Interlayer Reinforcement in Shotcrete-3D-Printing

Abstract

Additive manufacturing with cement-based materials has recently become increasingly common on construction site. The high degree of freedom in individual geometric shapes, the associated potential for resource-efficient designs, and the high degree of automation could make this technology a milestone in the history of construction industry. Many of the existing manufacturing techniques are initially based on unreinforced concrete. However, for many structural elements, the use of reinforcement is indispensable and therefore the reinforcement integration represents a prerequisite. One promising reinforcement strategy is the use of interlayer reinforcement.
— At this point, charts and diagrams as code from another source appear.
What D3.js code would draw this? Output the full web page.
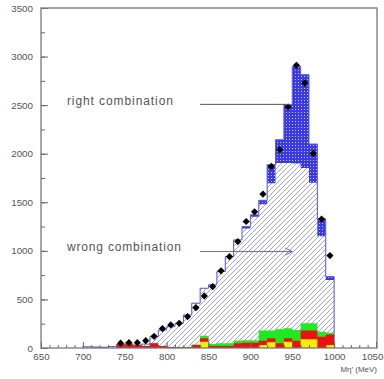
<!DOCTYPE html>
<html>
<head>
<meta charset="utf-8">
<script src="https://cdn.jsdelivr.net/npm/d3@7"></script>
<style>
  body { margin: 0; background: #fff; }
  text { font-family: "Liberation Sans", Arial, sans-serif; }
</style>
</head>
<body>
<div id="chart"></div>
<script>
// bin lower edges (MeV), 10 MeV wide
var binLo = [700,710,720,730,740,750,760,770,780,790,800,810,820,830,840,850,860,870,880,890,900,910,920,930,940,950,960,970,980,990];

// wrong combination (hatched)
var wrongComb = [12,10,8,15,20,25,30,40,117,185,220,254,340,461,615,650,787,941,1113,1230,1351,1480,1697,1904,1905,1900,1854,1700,1150,700];
// right combination (blue, stacked on wrong)
var rightComb = [0,0,0,0,0,0,0,0,0,0,0,0,0,0,0,0,0,0,0,20,20,40,190,240,600,1000,960,400,180,35];

// background components drawn at the bottom
var bkgYellow = [0,0,0,0,0,0,0,0,0,0,0,0,0,0,65,0,0,0,0,0,0,30,60,0,65,0,90,90,0,30];
var bkgRed    = [0,5,5,0,40,45,30,20,48,20,10,8,5,30,35,20,20,20,48,55,55,45,40,48,35,75,89,89,117,108];
var bkgGreen  = [0,0,0,0,0,0,0,0,0,0,0,0,5,5,27,21,28,28,27,25,25,104,79,144,103,110,75,75,51,20];

// data points (null = not drawn)
var dataPts = [null,null,null,null,50,55,55,75,120,200,237,254,323,415,536,632,794,941,1096,1302,1402,1585,1869,2041,2481,2910,2729,2000,1327,951];

var xTicks = [650,700,750,800,850,900,950,1000,1050];
var yTicks = [0,500,1000,1500,2000,2500,3000,3500];

var width = 384, height = 379;

var x = d3.scaleLinear().domain([650, 1050]).range([41, 376]);
var y = d3.scaleLinear().domain([0, 3500]).range([348, 8]);

var svg = d3.select("#chart").append("svg")
    .attr("width", width)
    .attr("height", height);

var defs = svg.append("defs");

var hatch = defs.append("pattern")
    .attr("id", "hatch")
    .attr("patternUnits", "userSpaceOnUse")
    .attr("width", 5).attr("height", 5);
hatch.append("rect").attr("width", 5).attr("height", 5).attr("fill", "#fff");
hatch.append("path")
    .attr("d", "M-1,1 l2,-2 M0,5 l5,-5 M4,6 l2,-2")
    .attr("stroke", "#a2a2d8")
    .attr("stroke-width", 1);

var checker = defs.append("pattern")
    .attr("id", "checker")
    .attr("patternUnits", "userSpaceOnUse")
    .attr("width", 3).attr("height", 3);
checker.append("rect").attr("width", 3).attr("height", 3).attr("fill", "#3a3ae4");
checker.append("rect").attr("x", 1).attr("y", 1).attr("width", 1).attr("height", 1).attr("fill", "#c8c8ff");

// step series helper: one point per bin edge, last repeated at upper edge
function steps(vals) {
  var pts = binLo.map(function(b, i) { return {x: b, v: vals[i]}; });
  pts.push({x: binLo[binLo.length - 1] + 10, v: vals[vals.length - 1]});
  return pts;
}

var area = d3.area()
    .curve(d3.curveStepAfter)
    .x(function(d) { return x(d.x); })
    .y0(y(0))
    .y1(function(d) { return y(d.v); });

var total = wrongComb.map(function(w, i) { return w + rightComb[i]; });

// right combination (full total, then wrong drawn over it)
svg.append("path")
    .attr("d", area(steps(total)))
    .attr("fill", "url(#checker)");

svg.append("path")
    .attr("d", area(steps(wrongComb)))
    .attr("fill", "url(#hatch)");

// outline of total
var outline = steps(total);
outline.unshift({x: binLo[0], v: 0});
outline.push({x: binLo[binLo.length - 1] + 10, v: 0});
svg.append("path")
    .attr("d", d3.line().curve(d3.curveStepAfter)
        .x(function(d) { return x(d.x); })
        .y(function(d) { return y(d.v); })(outline))
    .attr("fill", "none")
    .attr("stroke", "#5a5ae6")
    .attr("stroke-width", 1);

// background stacks
var cumRed = bkgYellow.map(function(v, i) { return v + bkgRed[i]; });
var cumGreen = cumRed.map(function(v, i) { return v + bkgGreen[i]; });

svg.append("path").attr("d", area(steps(cumGreen))).attr("fill", "#1fea1f");
svg.append("path").attr("d", area(steps(cumRed))).attr("fill", "#ee1010");
svg.append("path").attr("d", area(steps(bkgYellow))).attr("fill", "#f4f000");

// data points
svg.append("g")
  .selectAll("path")
  .data(binLo.map(function(b, i) { return {x: b + 5, v: dataPts[i]}; })
        .filter(function(d) { return d.v != null; }))
  .join("path")
    .attr("d", d3.symbol().type(d3.symbolSquare).size(26))
    .attr("transform", function(d) { return "translate(" + x(d.x) + "," + y(d.v) + ") rotate(45)"; })
    .attr("fill", "#000");

// annotations
svg.append("text")
    .attr("x", x(681)).attr("y", y(2500))
    .attr("font-family", "Lato, 'Open Sans', sans-serif")
    .attr("font-size", 12)
    .attr("fill", "#555")
    .attr("textLength", 106)
    .text("right combination");
svg.append("line")
    .attr("x1", x(840)).attr("x2", x(947))
    .attr("y1", y(2508)).attr("y2", y(2508))
    .attr("stroke", "#555").attr("stroke-width", 1);

svg.append("text")
    .attr("x", x(681)).attr("y", y(1000))
    .attr("font-family", "Lato, 'Open Sans', sans-serif")
    .attr("font-size", 12)
    .attr("fill", "#555")
    .attr("textLength", 114)
    .text("wrong combination");
var ay = y(993);
svg.append("path")
    .attr("d", "M" + x(840) + "," + ay + "H" + x(950) +
               "M" + (x(950) - 7) + "," + (ay - 3.5) + "L" + x(950) + "," + ay + "L" + (x(950) - 7) + "," + (ay + 3.5))
    .attr("fill", "none")
    .attr("stroke", "#6d6da8").attr("stroke-width", 1);

// axes (ticks point inward)
var yMinor = d3.range(0, 3501, 250);
var xMinor = d3.range(650, 1051, 10);
var fmt = d3.format("d");

svg.append("g")
    .attr("transform", "translate(" + x(650) + ",0)")
    .call(d3.axisLeft(y).tickValues(yMinor).tickSize(-4).tickFormat(""))
    .call(function(g) { g.select(".domain").remove(); g.selectAll("line").attr("stroke", "#666"); });

svg.append("g")
    .attr("transform", "translate(" + x(650) + ",0)")
    .call(d3.axisLeft(y).tickValues(yTicks).tickSize(-7).tickPadding(8).tickFormat(fmt))
    .call(function(g) {
      g.select(".domain").remove();
      g.selectAll("line").attr("stroke", "#666");
      g.selectAll("text").attr("font-size", 9.8).attr("fill", "#555")
        .attr("font-family", "'Liberation Sans', Arial, sans-serif");
    });

svg.append("g")
    .attr("transform", "translate(0," + y(0) + ")")
    .call(d3.axisBottom(x).tickValues(xMinor).tickSize(-3).tickFormat(""))
    .call(function(g) { g.select(".domain").remove(); g.selectAll("line").attr("stroke", "#666"); });

svg.append("g")
    .attr("transform", "translate(0," + y(0) + ")")
    .call(d3.axisBottom(x).tickValues(xTicks).tickSize(-6).tickPadding(5).tickFormat(fmt))
    .call(function(g) {
      g.select(".domain").remove();
      g.selectAll("line").attr("stroke", "#666");
      g.selectAll("text").attr("font-size", 9.8).attr("fill", "#555")
        .attr("font-family", "'Liberation Sans', Arial, sans-serif");
      // keep the last label inside the window
      g.selectAll("text").filter(function(d) { return d === 1050; })
        .attr("text-anchor", "end").attr("x", 383 - x(1050));
    });

// frame
svg.append("rect")
    .attr("x", x(650)).attr("y", y(3500))
    .attr("width", x(1050) - x(650) + 1)
    .attr("height", y(0) - y(3500))
    .attr("fill", "none")
    .attr("stroke", "#777")
    .attr("stroke-width", 1.3);

svg.append("text")
    .attr("x", 377).attr("y", 372)
    .attr("text-anchor", "end")
    .attr("font-size", 8)
    .attr("fill", "#555")
    .text("Mη′ (MeV)");
</script>
</body>
</html>
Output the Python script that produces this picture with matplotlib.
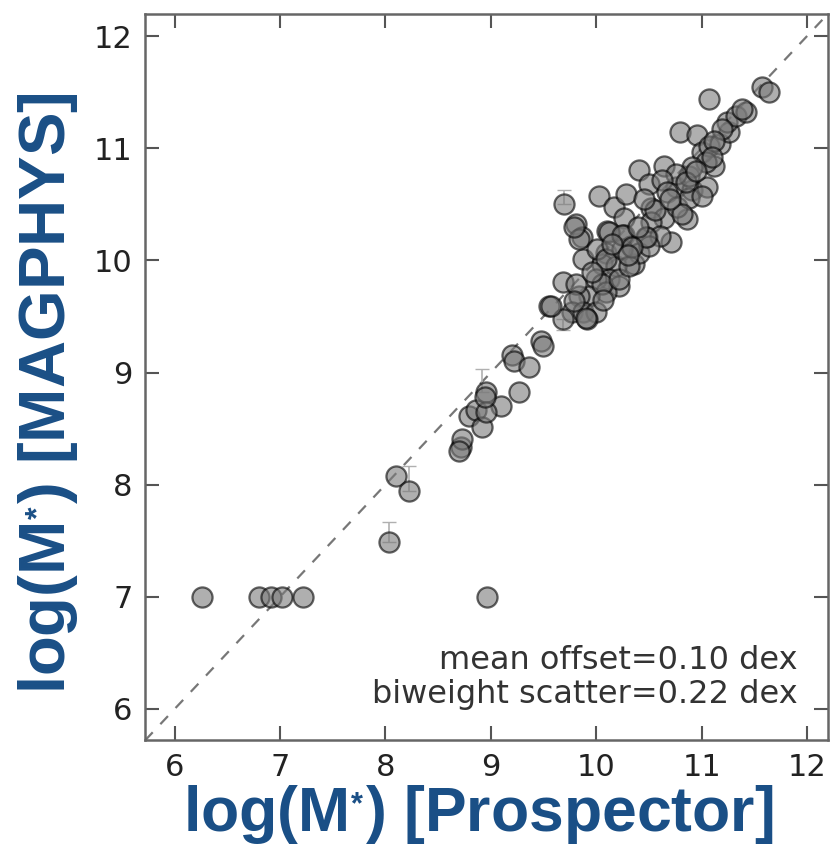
import numpy as np
import matplotlib
matplotlib.use('Agg')
import matplotlib.pyplot as plt

plt.rcParams['mathtext.fontset'] = 'custom'
plt.rcParams['mathtext.rm'] = 'Liberation Sans:bold'
plt.rcParams['mathtext.it'] = 'Liberation Sans:bold'
plt.rcParams['mathtext.bf'] = 'Liberation Sans:bold'

# stellar masses: Prospector (x) vs MAGPHYS (y)
prospector = [
    9.69, 9.81, 9.86, 9.87, 10.03, 10.17, 10.28, 10.26, 10.10, 10.26,
    10.41, 10.50, 10.64, 10.52, 10.64, 10.48, 10.33, 10.36, 10.71, 10.86,
    10.76, 10.91, 11.05, 10.88, 11.12, 10.79, 10.96, 11.07, 11.00, 11.07,
    11.17, 11.26, 11.24, 11.33, 11.42, 11.38, 11.57, 11.64, 11.19, 11.12,
    11.04, 10.91, 10.76, 10.62, 10.67, 10.77, 10.88, 11.00, 10.81, 10.52,
    10.60, 10.41, 10.50, 10.09, 10.05, 10.19, 10.12, 10.22, 10.00, 10.09,
    9.93, 9.84, 9.77, 9.87, 10.00, 9.91, 9.68, 9.81, 9.55, 9.68,
    9.79, 9.90, 10.05, 10.06, 10.22, 9.84, 9.79, 10.01, 10.09, 10.12,
    10.24, 10.24, 10.31, 10.47, 10.34,
    10.15, 10.40, 10.56, 10.70, 9.96, 10.30, 10.85, 11.10, 10.45, 10.95,
    8.72, 8.73, 8.70, 8.79, 8.86, 8.95, 8.92, 9.10, 8.95, 8.94,
    9.27, 9.20, 9.22, 9.36, 9.48, 9.49, 9.57,
    8.10, 8.22, 8.03,
    6.26, 6.80, 6.91, 7.02, 7.22, 8.96,
]
magphys = [
    10.50, 10.32, 10.21, 10.01, 10.57, 10.48, 10.59, 10.38, 10.26, 10.23,
    10.81, 10.68, 10.84, 10.47, 10.38, 10.21, 10.13, 9.97, 10.16, 10.37,
    10.65, 10.63, 10.65, 10.75, 10.84, 11.14, 11.12, 11.44, 10.97, 11.02,
    11.04, 11.14, 11.23, 11.29, 11.32, 11.35, 11.55, 11.50, 11.17, 11.06,
    10.88, 10.83, 10.77, 10.72, 10.61, 10.48, 10.56, 10.57, 10.41, 10.34,
    10.22, 10.07, 10.13, 10.07, 9.97, 9.95, 9.83, 9.77, 9.83, 9.72,
    9.68, 9.68, 9.54, 9.54, 9.54, 9.48, 9.81, 9.79, 9.59, 9.48,
    9.64, 9.49, 9.79, 9.65, 9.83, 10.19, 10.30, 10.10, 10.01, 10.25,
    10.10, 10.23, 9.95, 10.21, 10.12,
    10.15, 10.30, 10.45, 10.55, 9.90, 10.05, 10.70, 10.92, 10.55, 10.80,
    8.34, 8.41, 8.30, 8.61, 8.67, 8.83, 8.51, 8.70, 8.65, 8.78,
    8.83, 9.16, 9.10, 9.05, 9.28, 9.24, 9.59,
    8.08, 7.94, 7.49,
    7.0, 7.0, 7.0, 7.0, 7.0, 7.0,
]

# the few visible error bars
err_x = [9.69, 8.03, 8.22, 8.92, 9.68]
err_y = [10.50, 7.49, 7.94, 8.83, 9.48]
err_lo = [0.0, 0.0, 0.0, 0.0, 0.10]
err_hi = [0.13, 0.18, 0.23, 0.20, 0.0]

ticks = [6, 7, 8, 9, 10, 11, 12]
lim = (5.72, 12.2)

fig = plt.figure(figsize=(8.34, 8.51), dpi=100)
ax = fig.add_axes([0.174, 0.130, 0.819, 0.854])

ax.plot(lim, lim, ls='--', color='#777777', lw=1.6, dashes=(5, 5), zorder=1)
ax.errorbar(err_x, err_y, yerr=[err_lo, err_hi], fmt='none', ecolor='#b0b0b0',
            elinewidth=1.2, capsize=5, zorder=2)
ax.scatter(prospector, magphys, s=210, facecolor='#7a7a7a', edgecolor='black',
           linewidth=1.6, alpha=0.6, zorder=3)

ax.set_xlim(lim)
ax.set_ylim(lim)
ax.set_xticks(ticks)
ax.set_yticks(ticks)
ax.tick_params(direction='in', length=10, width=1.5, color='#555555',
               top=True, right=True, labelsize=22, labelcolor='#222222', pad=9)
for sp in ax.spines.values():
    sp.set_color('#666666')
    sp.set_linewidth(1.8)

ax.text(0.956, 0.042, 'mean offset=0.10 dex\nbiweight scatter=0.22 dex',
        transform=ax.transAxes, ha='right', va='bottom', fontsize=23,
        color='#333333', linespacing=1.1)

blue = '#1a4f86'
fig.text(0.574, 0.043, r'log(M$^{_{*}}$) [Prospector]', ha='center', va='center',
         fontsize=45, fontweight='bold', family='Liberation Sans', color=blue)
fig.text(0.058, 0.538, r'log(M$^{_{*}}$) [MAGPHYS]', ha='center', va='center',
         rotation=90, fontsize=47, fontweight='bold', family='Liberation Sans',
         color=blue)

fig.savefig('out.png', dpi=100)
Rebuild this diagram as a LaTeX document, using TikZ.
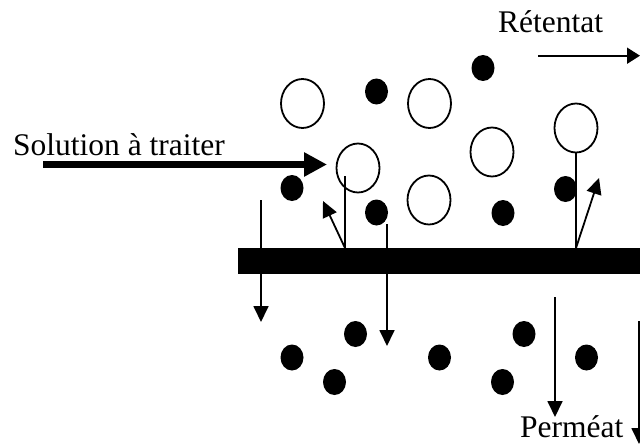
\documentclass[tikz,border=0pt]{standalone}
\usepackage{fontspec}
\setmainfont{Liberation Serif}
\usetikzlibrary{arrows.meta,shapes.geometric}
\begin{document}
\begin{tikzpicture}[x=1pt,y=-1pt,
  big/.style={draw,ellipse,line width=1.8pt,minimum width=43pt,minimum height=49pt,inner sep=0pt},
  small/.style={fill,ellipse,minimum width=23pt,minimum height=26pt,inner sep=0pt},
  flow/.style={line width=1.8pt,-{Triangle[length=16pt,width=15pt]}},
  stem/.style={line width=1.8pt},
  lbl/.style={font=\fontsize{31.5}{36}\selectfont,inner sep=0pt,anchor=base west}]
\useasboundingbox (0,0) rectangle (640,444);
\clip (0,0) rectangle (640,444);
% texts
\node[lbl] (sol) at (13,155) {Solution à traiter};
\node[lbl] (ret) at (498,33) {Rétentat};
\node[lbl] (perm) at (520,437) {Perméat};
% membrane
\fill (238,248) rectangle (650,274);
% large particles
\node[big] (c1) at (302.5,103.5) {};
\node[big] (c2) at (429.5,103.5) {};
\node[big] (c3) at (358,168) {};
\node[big] (c4) at (492,152) {};
\node[big] (c5) at (429,200) {};
\node[big] (c6) at (576,128) {};
% small particles above
\node[small] (d1) at (376.5,91.5) {};
\node[small] (d2) at (483,68) {};
\node[small] (d3) at (292,188) {};
\node[small] (d4) at (376.5,212.5) {};
\node[small] (d5) at (503,213) {};
\node[small] (d6) at (565.5,189) {};
% small particles below
\node[small] (e1) at (292,357.5) {};
\node[small] (e2) at (355.5,334) {};
\node[small] (e3) at (334.5,382) {};
\node[small] (e4) at (439.5,357.5) {};
\node[small] (e5) at (524,334) {};
\node[small] (e6) at (502.5,382) {};
\node[small] (e7) at (586.5,357.5) {};
% feed arrow
\coordinate (f0) at (43,164.5);
\coordinate (f1) at (327,164.5);
\draw[line width=7.6pt,-{Triangle[length=23pt,width=23pt]}] (f0) -- (f1);
% retentate arrow
\coordinate (r0) at (538,55.7);
\coordinate (r1) at (640,55.7);
\draw[line width=1.8pt,-{Triangle[length=13pt,width=16pt]}] (r0) -- (r1);
% stems and rebound arrows
\coordinate (s3) at (345,176);
\coordinate (b3) at (345,248);
\coordinate (t3) at (323,201);
\draw[stem] (s3) -- (b3);
\draw[flow] (b3) -- (t3);
\coordinate (b6) at (576,248);
\coordinate (t6) at (599,178);
\draw[stem] (c6.south) -- (b6);
\draw[flow] (b6) -- (t6);
% permeation arrows
\coordinate (p1a) at (261,200);
\coordinate (p1b) at (261,322);
\draw[flow] (p1a) -- (p1b);
\coordinate (p2a) at (387,224);
\coordinate (p2b) at (387,346);
\draw[flow] (p2a) -- (p2b);
\coordinate (p3a) at (555,297);
\coordinate (p3b) at (555,417);
\draw[flow] (p3a) -- (p3b);
\coordinate (p4a) at (639,321);
\coordinate (p4b) at (639,444);
\draw[flow] (p4a) -- (p4b);
\end{tikzpicture}
\end{document}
This method specifically uses the layered characteristic of the additive manufacturing process by integrating reinforcement between the applied layers. In combination with an adaptive path planning, it is therefore possible to manufacture force-flow-compliant reinforced elements with a minimal increase in process complexity compared to an unreinforced production. However, besides the integration process itself, material-process interactions represent an important research topic. Especially for Shotcrete-3D-Printing, the use of accelerators can significantly change the structural build-up of the applied material and thus effect the bonding ability of the sprayed concrete to the integrated reinforcement element. The present study investigates the effect of accelerator dosage on the bond properties of integrated rebars. The resulting bond is analyzed non-destructively via computed tomography and mechanically by pull-out tests according to RILEM RC6. The results show that the material compaction caused by the sprayed application leads to excellent bond properties. However, by using high accelerator dosages, bond deteriorations can be observed.